Today, Rhino-Rack has the number one market share in Australia and New Zealand, but less than 1 percent market share in the U.S. Expanding in the U.S. through Clarus’ key distributors and dealers is a priority.
“To date, we’ve had many positive conversations with potential new retail partners in North America,” said Walbrecht. “This has traditionally been a space served by the auto aftermarket, but given the growth of the category, it’s a perfect extension for many of our outdoor retailers to include as part of their assortments. So it’s great to be in this position as our retailers start chasing demand and we believe we have a strong brand to offer.”
He added, “In the immediate term, however, we are focusing on prioritizing product availability to ensure on-time deliveries and better fulfillment among our current accounts, given supply chain headwinds.”
Companywide, inventory levels were up 44 percent versus the end of its last quarter and up 74 percent from the close of 2020. The increase reflects $25.9 million of incremental Rhino-Rack inventory as well as the $13 million in inventory investments to support growth at its Black Diamond and bullet/ammunition segments.

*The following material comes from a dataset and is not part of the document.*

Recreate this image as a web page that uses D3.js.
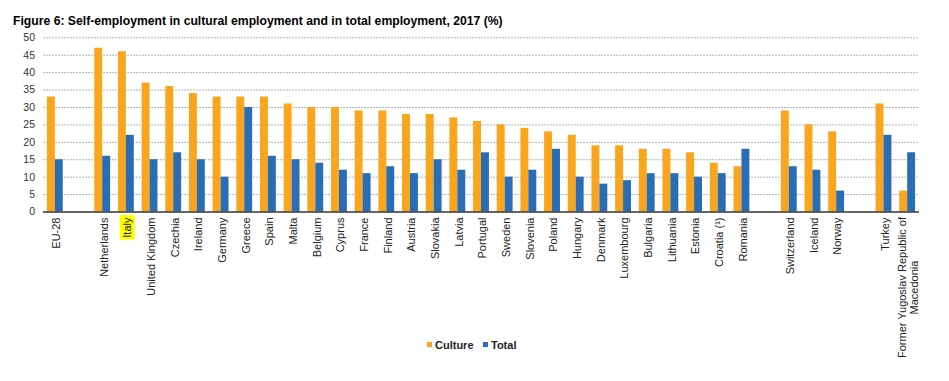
<!DOCTYPE html>
<html><head><meta charset="utf-8">
<script src="https://cdn.jsdelivr.net/npm/d3@7"></script>
<style>body{margin:0;background:#fff;}svg{display:block;font-family:Arial,"Liberation Sans",sans-serif;}</style>
</head><body>
<script>
const categories = ["EU-28", "", "Netherlands", "Italy", "United Kingdom", "Czechia", "Ireland", "Germany", "Greece", "Spain", "Malta", "Belgium", "Cyprus", "France", "Finland", "Austria", "Slovakia", "Latvia", "Portugal", "Sweden", "Slovenia", "Poland", "Hungary", "Denmark", "Luxembourg", "Bulgaria", "Lithuania", "Estonia", "Croatia (¹)", "Romania", "", "Switzerland", "Iceland", "Norway", "", "Turkey", "Former Yugoslav Republic of\nMacedonia"];
const culture = [33, null, 47, 46, 37, 36, 34, 33, 33, 33, 31, 30, 30, 29, 29, 28, 28, 27, 26, 25, 24, 23, 22, 19, 19, 18, 18, 17, 14, 13, null, 29, 25, 23, null, 31, 6];
const total   = [15, null, 16, 22, 15, 17, 15, 10, 30, 16, 15, 14, 12, 11, 13, 11, 15, 12, 17, 10, 12, 18, 10, 8, 9, 11, 11, 10, 11, 18, null, 13, 12, 6, null, 22, 17];
const seriesNames = ["Culture", "Total"];
const colors = ["#F9A51E", "#2A6DB5"];
const yTicks = [0, 5, 10, 15, 20, 25, 30, 35, 40, 45, 50];
const highlighted = "Italy";
const title = "Figure 6: Self-employment in cultural employment and in total employment, 2017 (%)";

const W = 949, H = 381;
const m = {left: 43, right: 30, top: 37.3, bottom: 169.5};
const svg = d3.select("body").append("svg").attr("width", W).attr("height", H);

const x0 = d3.scaleBand().domain(d3.range(categories.length)).range([m.left, W - m.right]).paddingInner(0.33).paddingOuter(0.165);
const x1 = d3.scaleBand().domain(seriesNames).range([0, x0.bandwidth()]);
const y = d3.scaleLinear().domain([0, 50]).range([H - m.bottom, m.top]);

svg.append("text").attr("x", 13).attr("y", 25).attr("font-weight", "bold").attr("font-size", 12.2)
  .attr("fill", "#000").text(title);

// gridlines
svg.append("g").selectAll("line").data(yTicks.filter(d => d > 0)).join("line")
  .attr("x1", m.left).attr("x2", W - m.right).attr("y1", d => y(d) + 0.5).attr("y2", d => y(d) + 0.5)
  .attr("stroke", "#b3b3b3").attr("stroke-width", 1).attr("stroke-dasharray", "2,1");

// y axis labels
const yAxis = d3.axisLeft(y).tickValues(yTicks).tickSize(0).tickPadding(8);
const gy = svg.append("g").attr("transform", `translate(${m.left},0)`).call(yAxis);
gy.select(".domain").remove();
gy.selectAll("text").attr("font-size", 10.5).attr("fill", "#333").attr("font-family", "Arial, 'Liberation Sans', sans-serif");

// bars
const data = categories.map((c, i) => ({i, c, vals: [culture[i], total[i]]}));
const groups = svg.append("g").selectAll("g").data(data.filter(d => d.vals[0] != null)).join("g")
  .attr("transform", d => `translate(${x0(d.i)},0)`);
groups.selectAll("rect").data(d => seriesNames.map((s, k) => ({s, k, v: d.vals[k]}))).join("rect")
  .attr("x", d => x1(d.s)).attr("width", x1.bandwidth())
  .attr("y", d => y(d.v)).attr("height", d => y(0) - y(d.v))
  .attr("fill", d => colors[d.k]);

// x axis line
svg.append("line").attr("x1", m.left).attr("x2", W - m.right).attr("y1", y(0) + 0.5).attr("y2", y(0) + 0.5)
  .attr("stroke", "#333").attr("stroke-width", 1.3);

// x labels
const xl = svg.append("g");
data.filter(d => d.c !== "").forEach(d => {
  const cx = x0(d.i) + x0.bandwidth() / 2 + 1.5;
  const lines = d.c.split("\n");
  if (lines.length === 1) {
    const t = xl.append("text").attr("transform", `translate(${cx},${y(0) + 6}) rotate(-90)`)
      .attr("text-anchor", "end").attr("dy", "0.35em").attr("font-size", 11).attr("fill", "#222").text(d.c);
    if (d.c === highlighted) {
      const bb = t.node().getBBox();
      xl.insert("rect", "text").attr("transform", `translate(${cx},${y(0) + 6}) rotate(-90)`)
        .attr("x", bb.x - 2).attr("y", bb.y - 1.5).attr("width", bb.width + 4).attr("height", bb.height + 3)
        .attr("fill", "#FFFF00");
    }
  } else {
    const t = xl.append("text").attr("transform", `translate(${cx},${y(0) + 6 + 70}) rotate(-90)`)
      .attr("text-anchor", "middle").attr("font-size", 11).attr("fill", "#222");
    lines.forEach((ln, k) => t.append("tspan").attr("x", 0).attr("dy", k === 0 ? "-0.25em" : "1.1em").text(ln));
  }
});

// legend
const lg = svg.append("g").attr("transform", "translate(427,345)");
const items = [{n: seriesNames[0], c: colors[0], x: 0}, {n: seriesNames[1], c: colors[1], x: 56}];
items.forEach(it => {
  lg.append("rect").attr("x", it.x).attr("y", -3).attr("width", 5).attr("height", 5).attr("fill", it.c);
  lg.append("text").attr("x", it.x + 8).attr("y", 0).attr("dy", "0.35em").attr("font-size", 11)
    .attr("font-weight", "bold").attr("fill", "#222").text(it.n);
});
</script>
</body></html>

Clarus update its full-year guidance and now expects consolidated 2021 sales to grow 62 percent to $362.5 million compared to 2020, up from prior guidance of $350 million. By segment, Black Diamond sales are now expected to increase 27 percent to $217.5 million, up from $215 million. Sierra sales, including Barnes, are now projected to increase 99 percent to $105 million, up from $95 million guided previously. Adjusted EBITDA in 2021 is projected to grow approximately 155 percent to $57 million compared to 2020, up from guidance of $52 million previously. Rhino-Rack is still expected to contribute approximately $40 million in sales to the second half of 2021 and $6 million to consolidated adjusted EBITDA.